**Task**
Copy all lines of the listing that include the string "this".

**Input rows**
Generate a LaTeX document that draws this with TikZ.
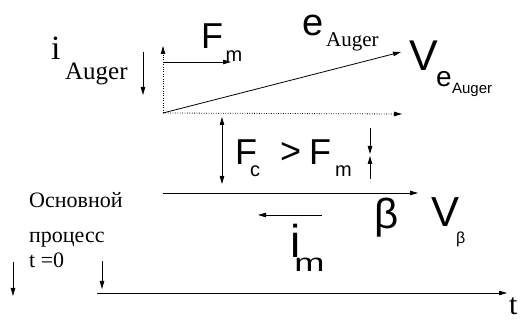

==

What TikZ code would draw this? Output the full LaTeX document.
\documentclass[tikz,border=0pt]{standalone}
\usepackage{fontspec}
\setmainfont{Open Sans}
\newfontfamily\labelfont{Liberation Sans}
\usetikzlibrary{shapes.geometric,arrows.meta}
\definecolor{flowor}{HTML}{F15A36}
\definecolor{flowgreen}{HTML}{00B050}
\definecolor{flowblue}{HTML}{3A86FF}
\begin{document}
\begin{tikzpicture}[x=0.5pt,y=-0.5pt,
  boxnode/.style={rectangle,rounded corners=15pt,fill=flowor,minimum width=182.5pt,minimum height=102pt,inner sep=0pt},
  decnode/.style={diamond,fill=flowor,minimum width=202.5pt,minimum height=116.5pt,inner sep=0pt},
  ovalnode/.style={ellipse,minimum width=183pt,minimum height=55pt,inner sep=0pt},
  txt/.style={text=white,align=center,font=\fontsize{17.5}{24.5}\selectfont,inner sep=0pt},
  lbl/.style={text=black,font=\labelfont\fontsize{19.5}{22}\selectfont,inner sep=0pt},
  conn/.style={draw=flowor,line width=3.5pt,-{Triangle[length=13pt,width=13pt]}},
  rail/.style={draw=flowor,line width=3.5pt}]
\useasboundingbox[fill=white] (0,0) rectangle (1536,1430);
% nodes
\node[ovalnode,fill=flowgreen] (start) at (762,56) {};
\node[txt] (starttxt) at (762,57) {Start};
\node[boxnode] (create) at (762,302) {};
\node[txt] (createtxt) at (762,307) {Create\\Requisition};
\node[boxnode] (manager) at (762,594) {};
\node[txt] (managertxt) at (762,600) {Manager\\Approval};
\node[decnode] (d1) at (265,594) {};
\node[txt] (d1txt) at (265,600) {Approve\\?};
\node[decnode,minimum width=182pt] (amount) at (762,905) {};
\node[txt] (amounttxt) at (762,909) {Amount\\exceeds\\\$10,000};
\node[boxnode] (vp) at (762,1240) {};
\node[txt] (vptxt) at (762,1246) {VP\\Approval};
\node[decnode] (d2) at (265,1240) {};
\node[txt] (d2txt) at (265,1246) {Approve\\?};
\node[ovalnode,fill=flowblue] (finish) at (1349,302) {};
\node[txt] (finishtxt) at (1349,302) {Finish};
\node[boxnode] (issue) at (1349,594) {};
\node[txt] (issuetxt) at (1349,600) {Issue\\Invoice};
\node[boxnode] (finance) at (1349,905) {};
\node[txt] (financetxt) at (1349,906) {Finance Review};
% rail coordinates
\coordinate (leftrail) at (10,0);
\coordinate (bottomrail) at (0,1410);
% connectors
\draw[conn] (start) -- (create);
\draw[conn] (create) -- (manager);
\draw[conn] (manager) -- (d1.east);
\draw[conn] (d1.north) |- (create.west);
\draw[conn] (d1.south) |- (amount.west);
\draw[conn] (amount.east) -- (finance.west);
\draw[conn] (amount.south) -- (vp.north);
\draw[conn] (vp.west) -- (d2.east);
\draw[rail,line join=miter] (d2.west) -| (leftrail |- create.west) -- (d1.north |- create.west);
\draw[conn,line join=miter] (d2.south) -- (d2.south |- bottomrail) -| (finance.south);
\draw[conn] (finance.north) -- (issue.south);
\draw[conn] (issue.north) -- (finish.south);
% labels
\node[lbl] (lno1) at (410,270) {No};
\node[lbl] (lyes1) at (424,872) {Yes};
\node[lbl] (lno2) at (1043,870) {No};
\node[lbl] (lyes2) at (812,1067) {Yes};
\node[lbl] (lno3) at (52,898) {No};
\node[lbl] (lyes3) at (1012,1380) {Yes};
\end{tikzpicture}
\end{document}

**The reply**
Generate a LaTeX document that draws this with TikZ.
What TikZ code would draw this? Output the full LaTeX document.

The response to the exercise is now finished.